Plotting code records
——————————
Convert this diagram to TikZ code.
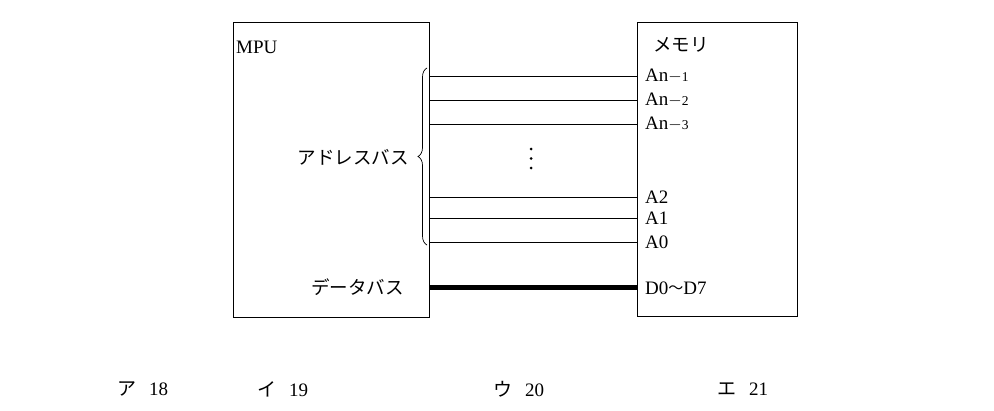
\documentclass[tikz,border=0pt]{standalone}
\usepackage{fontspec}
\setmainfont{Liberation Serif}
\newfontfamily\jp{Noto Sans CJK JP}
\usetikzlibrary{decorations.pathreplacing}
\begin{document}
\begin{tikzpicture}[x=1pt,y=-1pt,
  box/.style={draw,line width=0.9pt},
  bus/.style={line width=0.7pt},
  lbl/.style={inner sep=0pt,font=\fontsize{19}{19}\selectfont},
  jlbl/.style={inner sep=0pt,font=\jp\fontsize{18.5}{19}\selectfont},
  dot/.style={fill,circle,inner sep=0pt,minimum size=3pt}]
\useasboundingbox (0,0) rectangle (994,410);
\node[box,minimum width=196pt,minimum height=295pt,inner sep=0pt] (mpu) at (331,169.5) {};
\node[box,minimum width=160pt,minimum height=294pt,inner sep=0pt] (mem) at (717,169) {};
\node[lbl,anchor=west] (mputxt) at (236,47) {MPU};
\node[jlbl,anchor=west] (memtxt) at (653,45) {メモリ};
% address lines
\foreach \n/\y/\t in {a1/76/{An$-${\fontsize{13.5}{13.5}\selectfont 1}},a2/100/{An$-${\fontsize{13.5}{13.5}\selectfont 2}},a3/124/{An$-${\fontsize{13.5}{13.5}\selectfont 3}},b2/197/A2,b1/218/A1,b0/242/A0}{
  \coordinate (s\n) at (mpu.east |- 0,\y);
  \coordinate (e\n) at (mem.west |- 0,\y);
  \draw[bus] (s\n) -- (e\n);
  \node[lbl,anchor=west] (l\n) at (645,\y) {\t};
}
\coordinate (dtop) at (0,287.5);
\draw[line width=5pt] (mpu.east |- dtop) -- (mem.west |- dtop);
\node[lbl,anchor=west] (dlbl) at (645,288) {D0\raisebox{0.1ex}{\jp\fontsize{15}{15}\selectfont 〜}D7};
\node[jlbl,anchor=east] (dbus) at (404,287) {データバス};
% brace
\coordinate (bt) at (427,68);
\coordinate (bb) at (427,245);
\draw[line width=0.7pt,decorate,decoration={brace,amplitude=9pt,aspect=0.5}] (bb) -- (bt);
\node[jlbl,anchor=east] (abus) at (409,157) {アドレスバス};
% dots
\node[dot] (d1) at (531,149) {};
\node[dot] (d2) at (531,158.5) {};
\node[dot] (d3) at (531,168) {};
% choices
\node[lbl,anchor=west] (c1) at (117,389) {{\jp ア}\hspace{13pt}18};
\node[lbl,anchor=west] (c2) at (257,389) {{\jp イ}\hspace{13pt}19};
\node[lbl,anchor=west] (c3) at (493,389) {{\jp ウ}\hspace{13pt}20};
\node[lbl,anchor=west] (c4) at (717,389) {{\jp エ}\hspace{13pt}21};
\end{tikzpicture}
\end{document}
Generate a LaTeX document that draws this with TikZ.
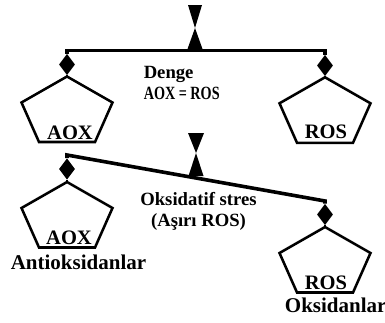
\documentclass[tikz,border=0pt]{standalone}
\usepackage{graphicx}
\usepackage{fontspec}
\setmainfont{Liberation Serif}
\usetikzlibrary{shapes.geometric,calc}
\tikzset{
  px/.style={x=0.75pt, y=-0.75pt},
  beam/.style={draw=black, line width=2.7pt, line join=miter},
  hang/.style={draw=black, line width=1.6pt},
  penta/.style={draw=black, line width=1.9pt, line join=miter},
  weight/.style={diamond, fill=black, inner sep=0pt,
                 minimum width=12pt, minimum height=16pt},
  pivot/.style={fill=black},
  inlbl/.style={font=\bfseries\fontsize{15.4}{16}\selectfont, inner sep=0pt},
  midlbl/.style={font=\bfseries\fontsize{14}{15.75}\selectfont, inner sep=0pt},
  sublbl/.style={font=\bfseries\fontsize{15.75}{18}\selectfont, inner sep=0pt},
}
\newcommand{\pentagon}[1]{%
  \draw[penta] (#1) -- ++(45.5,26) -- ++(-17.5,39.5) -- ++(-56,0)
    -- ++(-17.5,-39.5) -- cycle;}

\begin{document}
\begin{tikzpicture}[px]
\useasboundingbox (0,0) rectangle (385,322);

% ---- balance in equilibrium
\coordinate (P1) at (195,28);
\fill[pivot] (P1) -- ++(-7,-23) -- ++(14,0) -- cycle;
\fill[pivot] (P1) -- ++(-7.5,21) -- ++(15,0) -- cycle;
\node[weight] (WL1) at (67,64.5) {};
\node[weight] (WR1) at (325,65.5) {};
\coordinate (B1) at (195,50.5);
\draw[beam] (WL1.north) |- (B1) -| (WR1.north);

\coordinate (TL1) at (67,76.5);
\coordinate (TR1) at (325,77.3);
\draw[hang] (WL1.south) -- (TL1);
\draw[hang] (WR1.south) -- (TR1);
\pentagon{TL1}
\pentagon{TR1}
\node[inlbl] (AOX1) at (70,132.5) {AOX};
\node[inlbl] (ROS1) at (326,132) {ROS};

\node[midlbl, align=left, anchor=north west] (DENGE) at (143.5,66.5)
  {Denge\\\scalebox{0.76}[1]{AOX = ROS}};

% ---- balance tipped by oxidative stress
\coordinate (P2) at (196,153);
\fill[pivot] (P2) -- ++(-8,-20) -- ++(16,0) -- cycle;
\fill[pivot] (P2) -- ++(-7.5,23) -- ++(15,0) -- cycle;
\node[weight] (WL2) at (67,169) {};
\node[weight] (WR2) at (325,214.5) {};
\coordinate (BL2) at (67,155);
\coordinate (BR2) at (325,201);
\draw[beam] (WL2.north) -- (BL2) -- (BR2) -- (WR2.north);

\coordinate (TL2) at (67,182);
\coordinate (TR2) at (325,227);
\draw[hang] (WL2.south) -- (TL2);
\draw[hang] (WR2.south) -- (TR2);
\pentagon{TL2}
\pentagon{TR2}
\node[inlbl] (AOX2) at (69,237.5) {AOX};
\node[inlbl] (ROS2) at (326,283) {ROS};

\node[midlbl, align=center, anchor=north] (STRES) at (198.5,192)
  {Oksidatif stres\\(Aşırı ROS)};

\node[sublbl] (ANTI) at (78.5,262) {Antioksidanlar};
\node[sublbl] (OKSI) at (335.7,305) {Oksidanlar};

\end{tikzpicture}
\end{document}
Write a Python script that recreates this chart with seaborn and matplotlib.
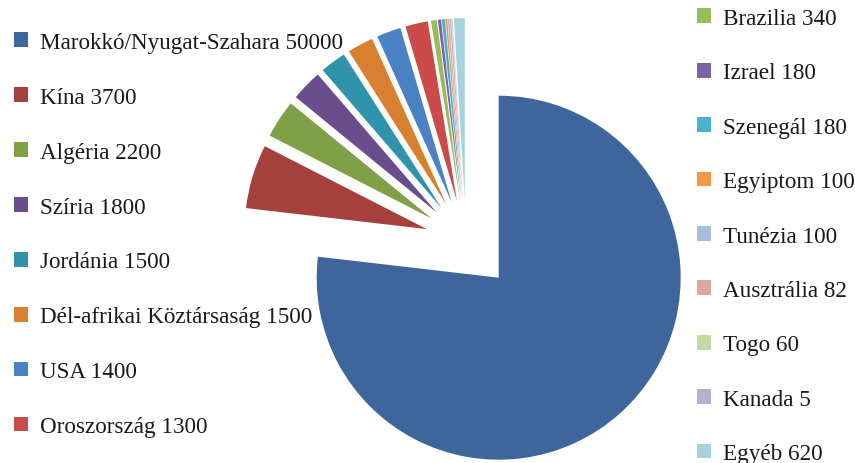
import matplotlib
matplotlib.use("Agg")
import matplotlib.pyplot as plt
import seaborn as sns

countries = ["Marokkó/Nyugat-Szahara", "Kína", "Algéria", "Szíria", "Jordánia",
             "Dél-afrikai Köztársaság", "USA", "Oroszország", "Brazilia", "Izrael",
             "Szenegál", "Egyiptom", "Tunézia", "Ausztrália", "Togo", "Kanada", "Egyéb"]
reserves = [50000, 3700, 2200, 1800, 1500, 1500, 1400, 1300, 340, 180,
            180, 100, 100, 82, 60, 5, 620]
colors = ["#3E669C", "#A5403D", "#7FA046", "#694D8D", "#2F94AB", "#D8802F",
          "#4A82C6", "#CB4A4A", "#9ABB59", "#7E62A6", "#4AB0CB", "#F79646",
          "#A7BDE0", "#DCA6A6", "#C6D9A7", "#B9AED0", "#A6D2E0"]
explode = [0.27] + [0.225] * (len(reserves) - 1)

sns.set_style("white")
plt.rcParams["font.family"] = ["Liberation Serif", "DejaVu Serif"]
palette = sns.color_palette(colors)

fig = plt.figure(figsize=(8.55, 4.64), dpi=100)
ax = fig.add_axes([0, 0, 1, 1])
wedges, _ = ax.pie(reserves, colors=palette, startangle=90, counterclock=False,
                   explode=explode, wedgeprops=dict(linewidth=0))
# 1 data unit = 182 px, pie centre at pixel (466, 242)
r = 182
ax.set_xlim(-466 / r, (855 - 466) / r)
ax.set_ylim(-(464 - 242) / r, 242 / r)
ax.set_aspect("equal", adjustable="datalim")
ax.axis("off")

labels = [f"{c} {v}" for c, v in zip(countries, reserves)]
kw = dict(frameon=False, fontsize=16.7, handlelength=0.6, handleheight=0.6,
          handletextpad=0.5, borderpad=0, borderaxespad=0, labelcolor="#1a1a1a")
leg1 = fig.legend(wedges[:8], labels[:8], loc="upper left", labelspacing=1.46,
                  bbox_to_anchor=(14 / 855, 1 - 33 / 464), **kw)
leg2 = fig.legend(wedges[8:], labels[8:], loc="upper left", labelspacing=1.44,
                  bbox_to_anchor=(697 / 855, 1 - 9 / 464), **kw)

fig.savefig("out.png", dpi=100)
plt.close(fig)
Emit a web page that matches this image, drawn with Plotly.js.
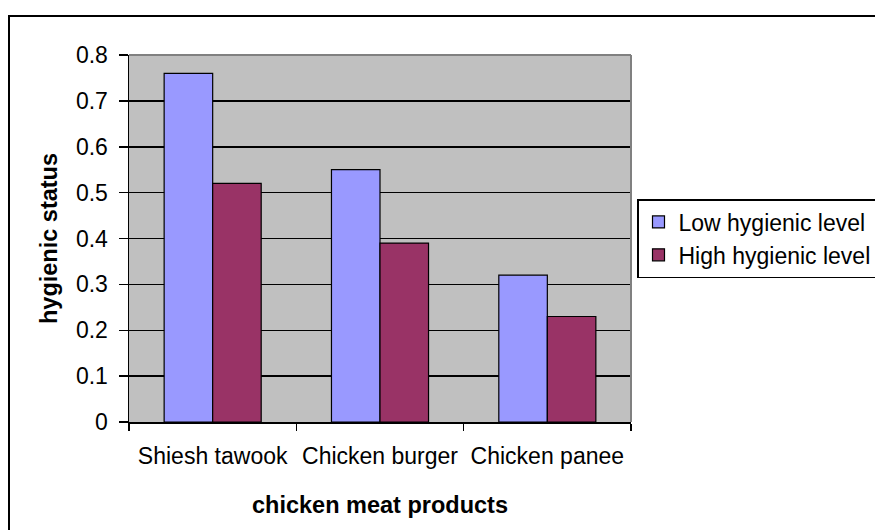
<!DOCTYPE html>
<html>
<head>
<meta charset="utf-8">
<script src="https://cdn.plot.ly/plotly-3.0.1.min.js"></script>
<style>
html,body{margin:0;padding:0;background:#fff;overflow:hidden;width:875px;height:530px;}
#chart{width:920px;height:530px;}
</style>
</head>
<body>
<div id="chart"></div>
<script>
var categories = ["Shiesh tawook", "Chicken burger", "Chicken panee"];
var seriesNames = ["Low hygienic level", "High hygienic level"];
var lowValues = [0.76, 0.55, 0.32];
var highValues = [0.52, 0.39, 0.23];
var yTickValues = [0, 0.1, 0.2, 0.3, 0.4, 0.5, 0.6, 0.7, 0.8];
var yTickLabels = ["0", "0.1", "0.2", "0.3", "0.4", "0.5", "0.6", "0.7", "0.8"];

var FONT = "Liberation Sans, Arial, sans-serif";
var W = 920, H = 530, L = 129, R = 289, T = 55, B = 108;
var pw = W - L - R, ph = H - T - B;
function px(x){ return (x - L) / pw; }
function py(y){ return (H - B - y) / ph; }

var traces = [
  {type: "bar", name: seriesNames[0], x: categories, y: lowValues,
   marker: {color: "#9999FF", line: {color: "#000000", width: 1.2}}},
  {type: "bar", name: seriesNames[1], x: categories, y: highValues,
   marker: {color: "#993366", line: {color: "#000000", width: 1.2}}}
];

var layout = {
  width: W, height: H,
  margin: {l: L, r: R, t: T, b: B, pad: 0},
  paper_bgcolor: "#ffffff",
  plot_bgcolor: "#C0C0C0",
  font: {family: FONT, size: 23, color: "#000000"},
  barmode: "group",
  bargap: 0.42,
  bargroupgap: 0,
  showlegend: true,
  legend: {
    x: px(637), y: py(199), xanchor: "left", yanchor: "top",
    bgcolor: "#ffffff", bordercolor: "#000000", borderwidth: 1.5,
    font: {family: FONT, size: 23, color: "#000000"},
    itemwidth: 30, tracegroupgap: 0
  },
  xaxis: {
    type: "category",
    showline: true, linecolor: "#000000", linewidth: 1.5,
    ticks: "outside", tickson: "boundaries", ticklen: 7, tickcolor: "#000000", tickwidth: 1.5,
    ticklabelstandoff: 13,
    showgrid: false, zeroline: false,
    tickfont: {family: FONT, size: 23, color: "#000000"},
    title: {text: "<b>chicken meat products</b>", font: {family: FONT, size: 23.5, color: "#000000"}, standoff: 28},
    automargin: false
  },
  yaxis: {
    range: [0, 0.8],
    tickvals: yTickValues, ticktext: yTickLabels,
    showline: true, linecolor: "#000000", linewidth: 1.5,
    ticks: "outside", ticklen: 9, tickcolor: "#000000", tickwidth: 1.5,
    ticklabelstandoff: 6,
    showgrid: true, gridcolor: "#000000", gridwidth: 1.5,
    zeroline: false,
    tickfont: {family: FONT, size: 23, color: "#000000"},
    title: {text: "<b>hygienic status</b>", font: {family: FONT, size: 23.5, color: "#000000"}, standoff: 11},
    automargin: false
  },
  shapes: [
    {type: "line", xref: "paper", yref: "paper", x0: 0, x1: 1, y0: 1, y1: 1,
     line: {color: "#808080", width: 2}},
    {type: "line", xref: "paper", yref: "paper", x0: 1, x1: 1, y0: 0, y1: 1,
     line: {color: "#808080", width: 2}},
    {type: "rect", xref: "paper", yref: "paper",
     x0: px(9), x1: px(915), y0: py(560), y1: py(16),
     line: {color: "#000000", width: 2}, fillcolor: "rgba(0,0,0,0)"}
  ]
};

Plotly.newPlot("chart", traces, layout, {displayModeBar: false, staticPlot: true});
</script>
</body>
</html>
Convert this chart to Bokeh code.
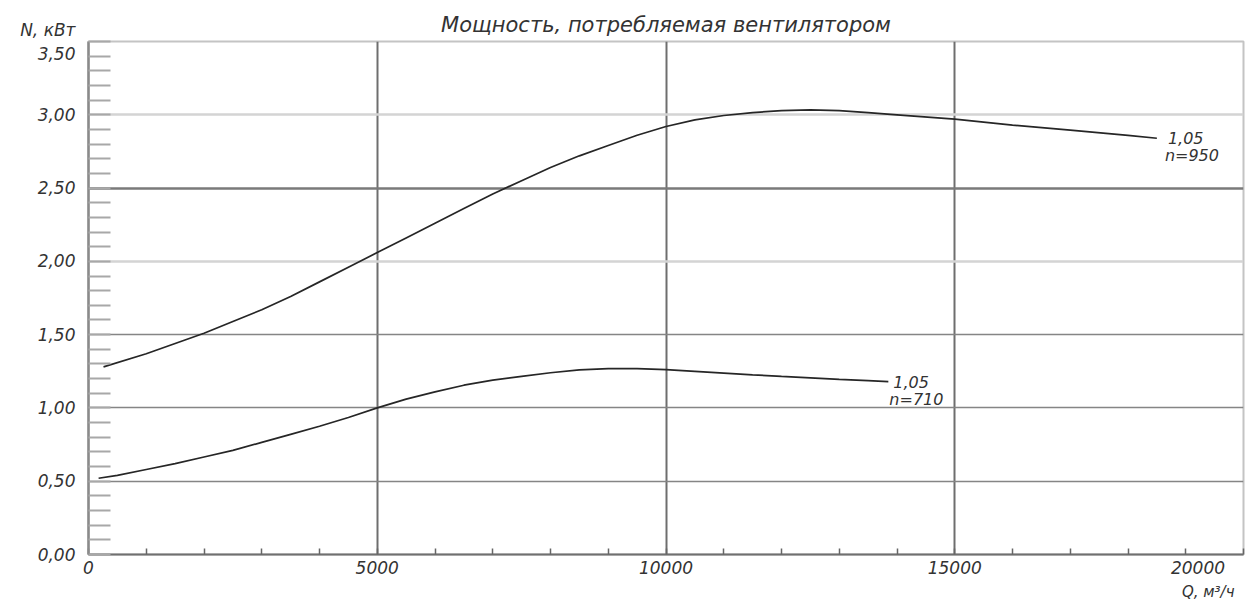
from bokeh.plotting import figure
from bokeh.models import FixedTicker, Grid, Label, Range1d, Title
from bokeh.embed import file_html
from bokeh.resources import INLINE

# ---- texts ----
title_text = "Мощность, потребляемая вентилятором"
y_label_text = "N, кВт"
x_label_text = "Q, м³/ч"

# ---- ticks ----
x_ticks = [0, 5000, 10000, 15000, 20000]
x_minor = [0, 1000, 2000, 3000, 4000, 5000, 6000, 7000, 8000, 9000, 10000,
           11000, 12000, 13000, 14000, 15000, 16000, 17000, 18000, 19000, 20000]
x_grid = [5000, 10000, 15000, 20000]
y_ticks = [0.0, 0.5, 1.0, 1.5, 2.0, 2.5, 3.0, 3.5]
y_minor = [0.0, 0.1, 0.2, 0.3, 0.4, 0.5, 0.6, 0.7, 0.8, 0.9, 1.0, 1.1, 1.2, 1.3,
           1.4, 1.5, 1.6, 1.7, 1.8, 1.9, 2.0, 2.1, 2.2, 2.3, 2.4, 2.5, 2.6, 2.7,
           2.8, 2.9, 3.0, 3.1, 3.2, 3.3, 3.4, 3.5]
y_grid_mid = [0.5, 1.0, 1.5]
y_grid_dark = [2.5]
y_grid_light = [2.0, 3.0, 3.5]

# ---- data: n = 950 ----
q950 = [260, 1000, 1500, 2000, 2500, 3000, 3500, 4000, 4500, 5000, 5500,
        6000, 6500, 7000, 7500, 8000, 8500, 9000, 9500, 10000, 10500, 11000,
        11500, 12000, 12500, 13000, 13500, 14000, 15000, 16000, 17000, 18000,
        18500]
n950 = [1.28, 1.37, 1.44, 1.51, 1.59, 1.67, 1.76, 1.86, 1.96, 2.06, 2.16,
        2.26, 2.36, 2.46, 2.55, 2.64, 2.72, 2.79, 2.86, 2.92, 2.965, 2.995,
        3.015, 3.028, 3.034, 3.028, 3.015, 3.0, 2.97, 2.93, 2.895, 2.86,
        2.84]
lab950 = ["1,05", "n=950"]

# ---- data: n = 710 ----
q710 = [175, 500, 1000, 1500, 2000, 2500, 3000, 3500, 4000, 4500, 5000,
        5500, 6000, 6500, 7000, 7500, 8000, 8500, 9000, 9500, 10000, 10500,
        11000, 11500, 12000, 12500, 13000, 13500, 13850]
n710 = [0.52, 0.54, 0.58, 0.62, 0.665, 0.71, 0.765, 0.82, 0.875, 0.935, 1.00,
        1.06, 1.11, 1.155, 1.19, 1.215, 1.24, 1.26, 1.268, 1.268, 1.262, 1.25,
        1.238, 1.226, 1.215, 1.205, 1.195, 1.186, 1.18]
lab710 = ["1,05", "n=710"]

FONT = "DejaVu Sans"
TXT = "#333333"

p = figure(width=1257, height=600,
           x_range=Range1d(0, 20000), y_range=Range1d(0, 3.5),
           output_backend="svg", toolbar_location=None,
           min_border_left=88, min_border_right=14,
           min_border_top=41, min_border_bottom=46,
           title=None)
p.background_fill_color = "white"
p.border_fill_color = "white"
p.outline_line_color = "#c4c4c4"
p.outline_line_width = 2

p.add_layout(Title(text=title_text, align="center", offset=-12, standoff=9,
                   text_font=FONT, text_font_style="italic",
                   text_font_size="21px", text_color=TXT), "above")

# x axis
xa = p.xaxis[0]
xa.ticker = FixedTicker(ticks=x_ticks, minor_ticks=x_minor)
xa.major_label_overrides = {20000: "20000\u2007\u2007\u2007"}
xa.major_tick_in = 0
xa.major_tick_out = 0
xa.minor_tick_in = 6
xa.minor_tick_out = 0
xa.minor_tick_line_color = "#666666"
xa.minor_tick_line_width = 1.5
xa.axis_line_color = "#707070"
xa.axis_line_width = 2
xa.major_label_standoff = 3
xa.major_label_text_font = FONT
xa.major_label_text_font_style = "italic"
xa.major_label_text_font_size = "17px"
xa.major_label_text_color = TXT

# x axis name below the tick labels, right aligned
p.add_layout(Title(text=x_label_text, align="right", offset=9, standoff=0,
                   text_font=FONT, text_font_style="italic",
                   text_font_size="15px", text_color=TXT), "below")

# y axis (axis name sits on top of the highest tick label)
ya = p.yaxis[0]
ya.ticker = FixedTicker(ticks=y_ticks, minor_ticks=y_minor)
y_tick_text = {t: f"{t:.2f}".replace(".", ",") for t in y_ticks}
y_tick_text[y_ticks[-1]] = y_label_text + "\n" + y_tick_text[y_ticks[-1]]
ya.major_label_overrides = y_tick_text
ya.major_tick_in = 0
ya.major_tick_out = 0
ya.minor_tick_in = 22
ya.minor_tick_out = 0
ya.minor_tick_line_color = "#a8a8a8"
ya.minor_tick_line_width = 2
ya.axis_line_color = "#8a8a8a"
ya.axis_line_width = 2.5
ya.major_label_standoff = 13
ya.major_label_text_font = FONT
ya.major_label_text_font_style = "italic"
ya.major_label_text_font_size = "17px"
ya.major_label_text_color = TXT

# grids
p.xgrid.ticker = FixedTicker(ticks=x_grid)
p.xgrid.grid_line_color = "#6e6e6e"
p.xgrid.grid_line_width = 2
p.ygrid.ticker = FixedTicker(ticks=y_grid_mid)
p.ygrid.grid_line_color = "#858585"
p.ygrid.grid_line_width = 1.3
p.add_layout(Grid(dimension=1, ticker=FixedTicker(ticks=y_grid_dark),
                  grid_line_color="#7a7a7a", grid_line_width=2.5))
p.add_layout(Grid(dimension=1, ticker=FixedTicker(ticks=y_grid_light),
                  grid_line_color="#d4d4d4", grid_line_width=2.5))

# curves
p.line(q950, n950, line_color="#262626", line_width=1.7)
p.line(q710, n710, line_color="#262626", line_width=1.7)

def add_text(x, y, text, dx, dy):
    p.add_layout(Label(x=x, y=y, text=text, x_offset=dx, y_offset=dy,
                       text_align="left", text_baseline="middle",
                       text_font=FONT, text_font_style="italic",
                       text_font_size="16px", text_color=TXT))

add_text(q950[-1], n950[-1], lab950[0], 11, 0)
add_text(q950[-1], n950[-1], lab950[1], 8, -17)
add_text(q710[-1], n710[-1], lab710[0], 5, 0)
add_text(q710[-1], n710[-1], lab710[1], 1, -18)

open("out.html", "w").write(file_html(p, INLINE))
——————————
▶ _SET TASK_:
Print out, exactly and with nothing added, the lines starting at the line holding "Emit a web page" and ending at the line holding "return (H - B", minus any pictures.

▶ _RESPONSE TO THIS EXERCISE_:
Emit a web page that matches this image, drawn with Plotly.js.
<!DOCTYPE html>
<html>
<head>
<meta charset="utf-8">
<script src="https://cdn.plot.ly/plotly-3.0.1.min.js"></script>
<style>
html,body{margin:0;padding:0;background:#fff;overflow:hidden;width:875px;height:530px;}
#chart{width:920px;height:530px;}
</style>
</head>
<body>
<div id="chart"></div>
<script>
var categories = ["Shiesh tawook", "Chicken burger", "Chicken panee"];
var seriesNames = ["Low hygienic level", "High hygienic level"];
var lowValues = [0.76, 0.55, 0.32];
var highValues = [0.52, 0.39, 0.23];
var yTickValues = [0, 0.1, 0.2, 0.3, 0.4, 0.5, 0.6, 0.7, 0.8];
var yTickLabels = ["0", "0.1", "0.2", "0.3", "0.4", "0.5", "0.6", "0.7", "0.8"];

var FONT = "Liberation Sans, Arial, sans-serif";
var W = 920, H = 530, L = 129, R = 289, T = 55, B = 108;
var pw = W - L - R, ph = H - T - B;
function px(x){ return (x - L) / pw; }
function py(y){ return (H - B - y) / ph; }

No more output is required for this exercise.